=== REQUIRED TASK ===
Write out exactly, please, every line from the beginning of the entries to the line holding "yticks = [0, 20, 40, 60, 80, 100]", and no pictures.
------
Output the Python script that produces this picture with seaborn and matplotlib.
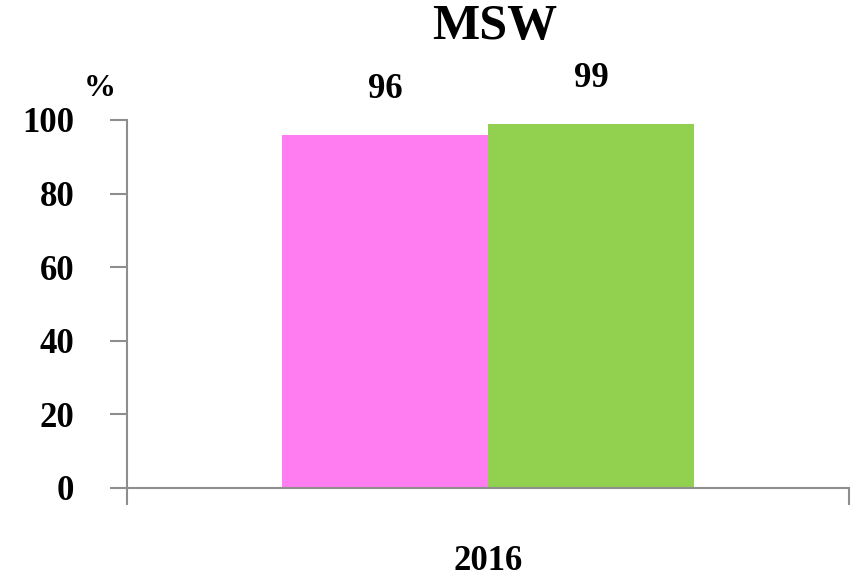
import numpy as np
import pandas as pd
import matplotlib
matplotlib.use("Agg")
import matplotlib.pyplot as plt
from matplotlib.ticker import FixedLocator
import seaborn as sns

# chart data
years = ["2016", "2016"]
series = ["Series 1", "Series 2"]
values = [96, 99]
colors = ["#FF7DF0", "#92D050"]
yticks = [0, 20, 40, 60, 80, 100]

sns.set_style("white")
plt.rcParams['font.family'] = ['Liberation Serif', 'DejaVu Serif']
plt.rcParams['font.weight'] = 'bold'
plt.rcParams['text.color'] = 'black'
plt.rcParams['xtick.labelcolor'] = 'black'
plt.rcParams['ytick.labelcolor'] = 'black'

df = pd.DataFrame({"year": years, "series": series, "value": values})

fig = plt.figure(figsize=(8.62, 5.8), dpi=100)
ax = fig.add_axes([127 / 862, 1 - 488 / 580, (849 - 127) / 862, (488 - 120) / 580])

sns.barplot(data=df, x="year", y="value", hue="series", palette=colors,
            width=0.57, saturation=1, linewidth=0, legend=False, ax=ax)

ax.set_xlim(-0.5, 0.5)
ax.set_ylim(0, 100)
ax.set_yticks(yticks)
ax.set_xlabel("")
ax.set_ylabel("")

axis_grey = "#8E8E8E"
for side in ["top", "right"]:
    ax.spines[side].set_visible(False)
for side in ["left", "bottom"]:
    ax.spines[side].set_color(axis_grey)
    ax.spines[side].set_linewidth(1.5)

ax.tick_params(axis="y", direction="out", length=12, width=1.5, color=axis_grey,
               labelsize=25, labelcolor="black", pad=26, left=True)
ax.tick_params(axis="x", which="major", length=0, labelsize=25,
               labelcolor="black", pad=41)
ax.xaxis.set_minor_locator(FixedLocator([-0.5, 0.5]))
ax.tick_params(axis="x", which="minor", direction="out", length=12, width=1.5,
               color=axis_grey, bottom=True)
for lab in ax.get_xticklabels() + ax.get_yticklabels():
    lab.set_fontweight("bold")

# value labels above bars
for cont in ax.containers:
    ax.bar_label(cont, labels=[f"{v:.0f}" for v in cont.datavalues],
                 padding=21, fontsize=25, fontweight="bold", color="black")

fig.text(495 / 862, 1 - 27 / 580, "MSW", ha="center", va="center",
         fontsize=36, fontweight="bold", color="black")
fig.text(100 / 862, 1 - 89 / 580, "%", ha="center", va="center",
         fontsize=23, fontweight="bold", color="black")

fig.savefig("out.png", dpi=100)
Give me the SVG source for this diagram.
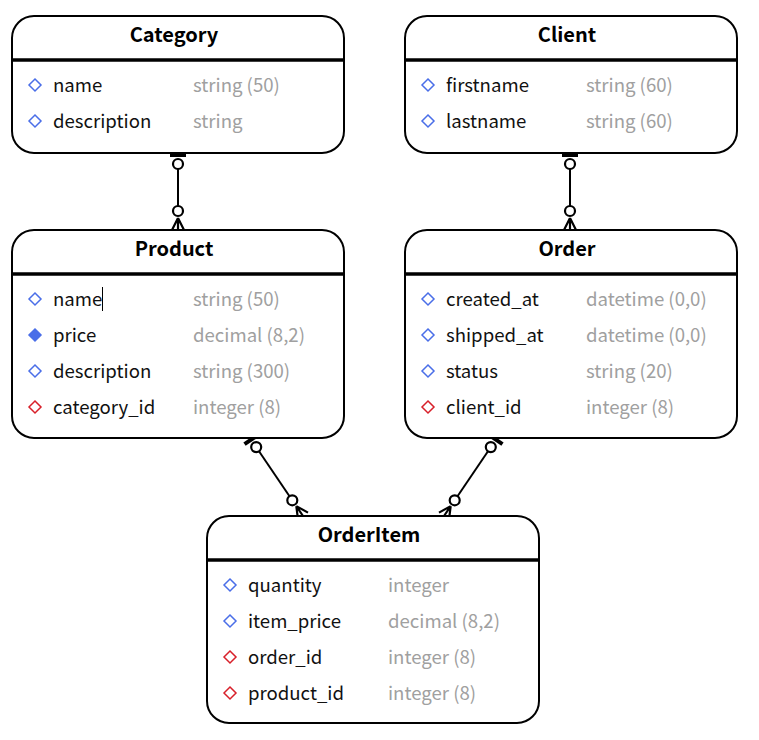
------
=== FINAL RESULT ===
Output the Python script that produces this picture with seaborn and matplotlib.
import numpy as np
import pandas as pd
import matplotlib
matplotlib.use("Agg")
import matplotlib.pyplot as plt
from matplotlib.ticker import FixedLocator
import seaborn as sns

# chart data
years = ["2016", "2016"]
series = ["Series 1", "Series 2"]
values = [96, 99]
colors = ["#FF7DF0", "#92D050"]
yticks = [0, 20, 40, 60, 80, 100]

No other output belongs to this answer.